Four Digitalization Trends for 2022

George Westerman, principal research scientist for MIT’s Jameel World Education Lab, says to watch these four digitalization trends in 2022:

  1. Smart manufacturing taking hold
  2. More supply-chain management innovations
  3. “Right-placing work”—i.e., finding the right combo of in-office and remote work
  4. Adopting more permanent changes for the post-pandemic world

Finally, as retailers look to build resiliency in their supply chains, it will be important for them to consider that supply chains, inventory management, and digital user experience can no longer operate in separate silos. “A more holistic approach needs to be taken to create inventory ecosystems that are integrated end-to-end, from production to last-mile delivery,” Sides adds. In fact, as enterprises move into 2022 with lessons learned from 2021 in mind, it’s clear there’s a need to rethink processes almost across the board—from how organizations approach cybersecurity to how they manage supply chains and workforce challenges—in order to address issues that were prominent in 2021, like the need for security, visibility, and sustainability.

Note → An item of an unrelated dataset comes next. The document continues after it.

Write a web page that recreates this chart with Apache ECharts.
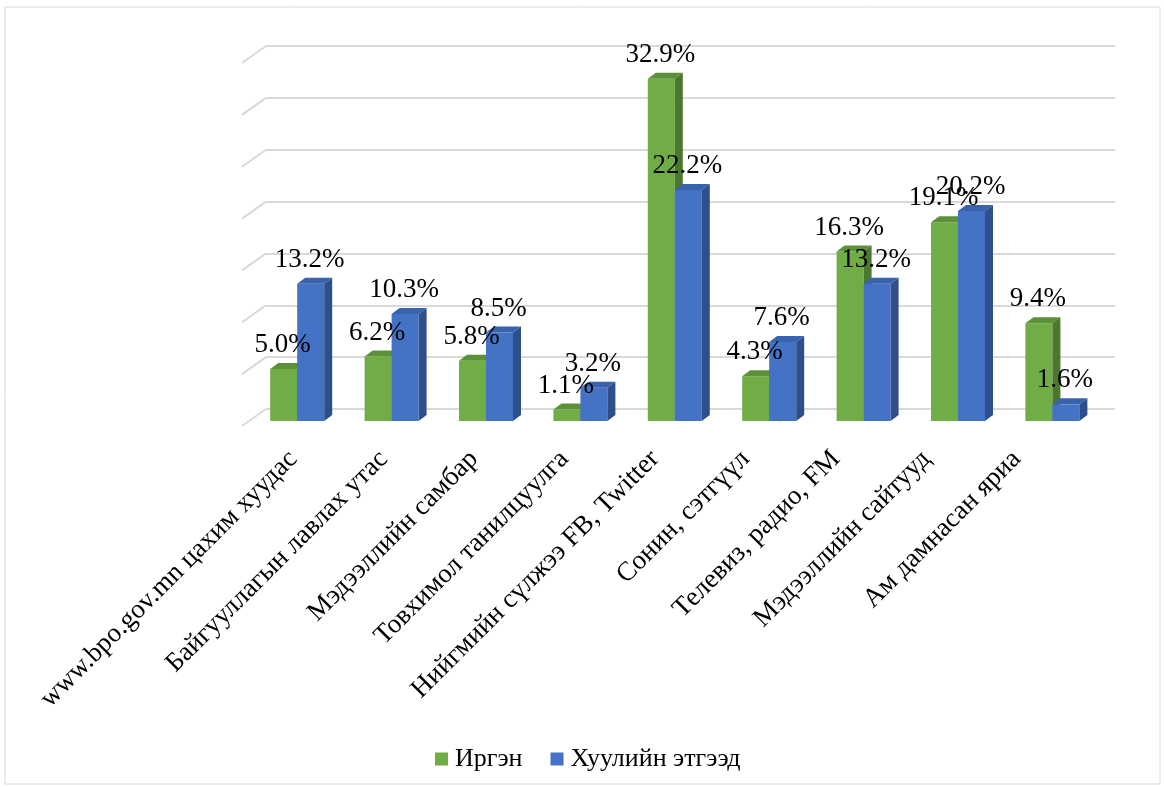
<!DOCTYPE html>
<html>
<head>
<meta charset="utf-8">
<script src="https://cdn.jsdelivr.net/npm/echarts@6/dist/echarts.min.js"></script>
<style>
  html, body { margin: 0; padding: 0; background: #fff; }
  #chart { width: 1164px; height: 787px; }
</style>
</head>
<body>
<div id="chart"></div>
<script>
// Information sources, share of respondents (%)
const categories = [
  'www.bpo.gov.mn цахим хуудас',
  'Байгууллагын лавлах утас',
  'Мэдээллийн самбар',
  'Товхимол танилцуулга',
  'Нийгмийн сүлжээ FB, Twitter',
  'Сонин, сэтгүүл',
  'Телевиз, радио, FM',
  'Мэдээллийн сайтууд',
  'Ам дамнасан яриа'
];
const seriesNames = ['Иргэн', 'Хуулийн этгээд'];
const citizen = [5.0, 6.2, 5.8, 1.1, 32.9, 4.3, 16.3, 19.1, 9.4];
const legalEntity = [13.2, 10.3, 8.5, 3.2, 22.2, 7.6, 13.2, 20.2, 1.6];
const wallTicks = [0, 5, 10, 15, 20, 25, 30, 35];

const SERIF = '"Liberation Serif", "Times New Roman", serif';
const DEPTH_X = 8, DEPTH_Y = 6;

const palette = {
  green: { front: '#70ad47', top: '#5d9139', side: '#4b772e' },
  blue:  { front: '#4472c4', top: '#3962ad', side: '#2e4f8c' }
};

function barGeom(api, side) {
  const idx = api.value(0);
  const v = api.value(1);
  const base = api.coord([idx, 0]);
  const top = api.coord([idx, v]);
  const band = api.size([1, 0])[0];
  const w = band * 0.286;
  const x0 = side === 0 ? base[0] - w : base[0];
  return { x0: x0, x1: x0 + w, yb: base[1], yt: top[1], v: v };
}

function barRenderer(side, c) {
  return function (params, api) {
    const g = barGeom(api, side);
    return {
      type: 'group',
      children: [
        { type: 'rect', shape: { x: g.x0, y: g.yt, width: g.x1 - g.x0, height: g.yb - g.yt },
          style: { fill: c.front } },
        { type: 'polygon', shape: { points: [[g.x0, g.yt], [g.x0 + DEPTH_X, g.yt - DEPTH_Y],
            [g.x1 + DEPTH_X, g.yt - DEPTH_Y], [g.x1, g.yt]] }, style: { fill: c.top } },
        { type: 'polygon', shape: { points: [[g.x1, g.yt], [g.x1 + DEPTH_X, g.yt - DEPTH_Y],
            [g.x1 + DEPTH_X, g.yb - DEPTH_Y], [g.x1, g.yb]] }, style: { fill: c.side } }
      ]
    };
  };
}

function labelRenderer(side) {
  return function (params, api) {
    const g = barGeom(api, side);
    return {
      type: 'text',
      style: {
        text: g.v.toFixed(1) + '%',
        x: (g.x0 + g.x1) / 2 - 1, y: g.yt - 24,
        align: 'center', verticalAlign: 'middle',
        font: '27px ' + SERIF, fill: '#000'
      }
    };
  };
}

const toData = arr => arr.map((v, i) => [i, v]);

const chart = echarts.init(document.getElementById('chart'), null, { renderer: 'canvas' });

chart.setOption({
  backgroundColor: '#fff',
  animation: false,
  graphic: [{
    type: 'rect', shape: { x: 5, y: 7, width: 1155, height: 777 },
    style: { fill: 'none', stroke: '#d9d9d9', lineWidth: 1 }, silent: true, z: 0
  }],
  legend: {
    data: seriesNames,
    left: 435, top: 746, padding: 0,
    icon: 'rect', itemWidth: 13, itemHeight: 13, itemGap: 28,
    textStyle: { fontFamily: SERIF, fontSize: 26, color: '#000', padding: [0, 0, 0, 2] }
  },
  grid: [
    // back wall
    { left: 266, right: 49, top: 46, height: 363 },
    // front plane of the bars
    { left: 250, right: 64.4, top: 57, height: 364 },
    // category labels along the floor edge
    { left: 248, right: 102, top: 57, height: 364 }
  ],
  xAxis: [
    { gridIndex: 0, type: 'value', min: 0, max: 1, show: false },
    { gridIndex: 1, type: 'category', data: categories, show: false },
    { gridIndex: 2, type: 'category', data: categories,
      axisLine: { show: false }, axisTick: { show: false },
      axisLabel: { rotate: 45, margin: 34, interval: 0, fontFamily: SERIF, fontSize: 27, color: '#000' } }
  ],
  yAxis: [
    { gridIndex: 0, type: 'value', min: 0, max: 35, interval: 5,
      axisLine: { show: false }, axisTick: { show: false }, axisLabel: { show: false },
      splitLine: { lineStyle: { color: '#d9d9d9', width: 2 } } },
    { gridIndex: 1, type: 'value', min: 0, max: 35, interval: 5, show: false, splitLine: { show: false } },
    { gridIndex: 2, type: 'value', min: 0, max: 35, show: false, splitLine: { show: false } }
  ],
  series: [
    {
      // slanted floor edges of the wall gridlines
      type: 'custom', name: 'wall', xAxisIndex: 0, yAxisIndex: 0, silent: true, z: 1,
      data: wallTicks.map(v => [0, v]),
      renderItem: function (params, api) {
        const p = api.coord([0, api.value(1)]);
        return { type: 'line', shape: { x1: p[0], y1: p[1], x2: p[0] - 24, y2: p[1] + 17 },
          style: { stroke: '#d9d9d9', lineWidth: 2 } };
      }
    },
    {
      type: 'custom', name: seriesNames[0], xAxisIndex: 1, yAxisIndex: 1, z: 2,
      itemStyle: { color: palette.green.front },
      data: toData(citizen), renderItem: barRenderer(0, palette.green)
    },
    {
      type: 'custom', name: seriesNames[1], xAxisIndex: 1, yAxisIndex: 1, z: 2,
      itemStyle: { color: palette.blue.front },
      data: toData(legalEntity), renderItem: barRenderer(1, palette.blue)
    },
    {
      type: 'custom', name: 'citizenLabels', xAxisIndex: 1, yAxisIndex: 1, z: 5, silent: true,
      data: toData(citizen), renderItem: labelRenderer(0)
    },
    {
      type: 'custom', name: 'legalLabels', xAxisIndex: 1, yAxisIndex: 1, z: 5, silent: true,
      data: toData(legalEntity), renderItem: labelRenderer(1)
    }
  ]
});
</script>
</body>
</html>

“The pandemic and the economic environment that has followed is forcing us to meet issues head on,” concludes Breakthrough’s Mueller, “and the organizations that are navigating these changes well are the ones that are willing to reimagine their processes from the inside out.” Perhaps what organizations learned most in 2021 that they will take with them into 2022 is the value and importance of leaning into change, not reactively but proactively.